A prediction machine learning project using classification algorithm that predicts whether the client will subscribe a term deposit or not.
http://archive.ics.uci.edu/ml/datasets/Bank+Marketing#
The data is related with direct marketing campaigns (phone calls) of a Portuguese banking institution.
The classification goal is to predict if the client will subscribe a term deposit (variable y).
- Drop rows containing 'unknown' values and age outliers.
- Encode string datas to numerical.
- Scale datas using RobustScaler.
- Drop columns that has strong correlations with each other.
- Choosing best 10 features to use.
y | Data (%) |
---|---|
No | 87.75 |
Yes | 12.25 |
The target was imbalance. So SMOTE Oversampling technique was used to balance the target.
Using GridSearchCV to choose the best parameters.
Before | After | |
---|---|---|
Logistic Regression | 41.909023 | 40.391335 |
Decision Tree | 32.446134 | 46.787879 |
Random Forest | 40.638607 | 42.477876 |
KNN Classifier | 37.958533 | 46.511628 |
Based on F1 Score, the best model is Decision Tree Classifier.

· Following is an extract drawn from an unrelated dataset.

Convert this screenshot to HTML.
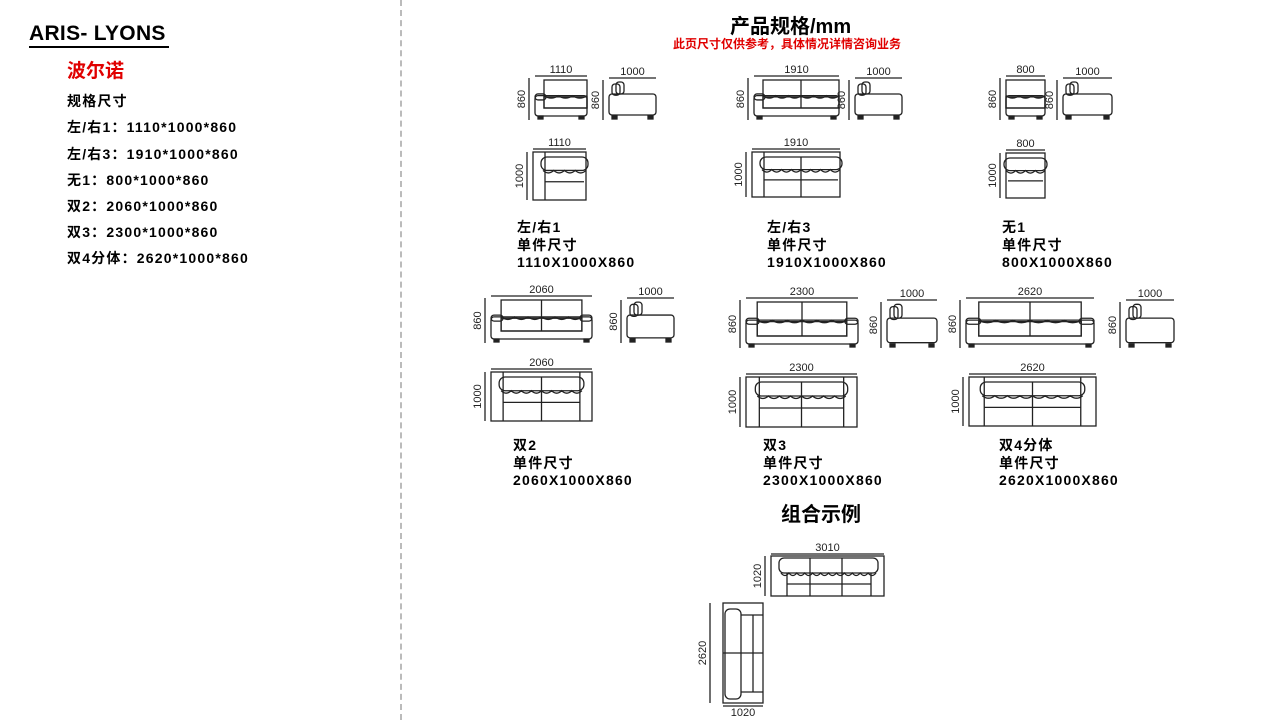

- This machine learning helps company to reduce telemarketing costs by eliminating customers who aren't going to subscribe.
- The results can be improved by having more datas of bank clients who susbcribed.
- The company should create marketing campaign targeted to bank clients who are older than 38 years old.
- The company needs to create products which will attract bank clients who are self-employed, unemployed, entrepreneurs dan housemaids.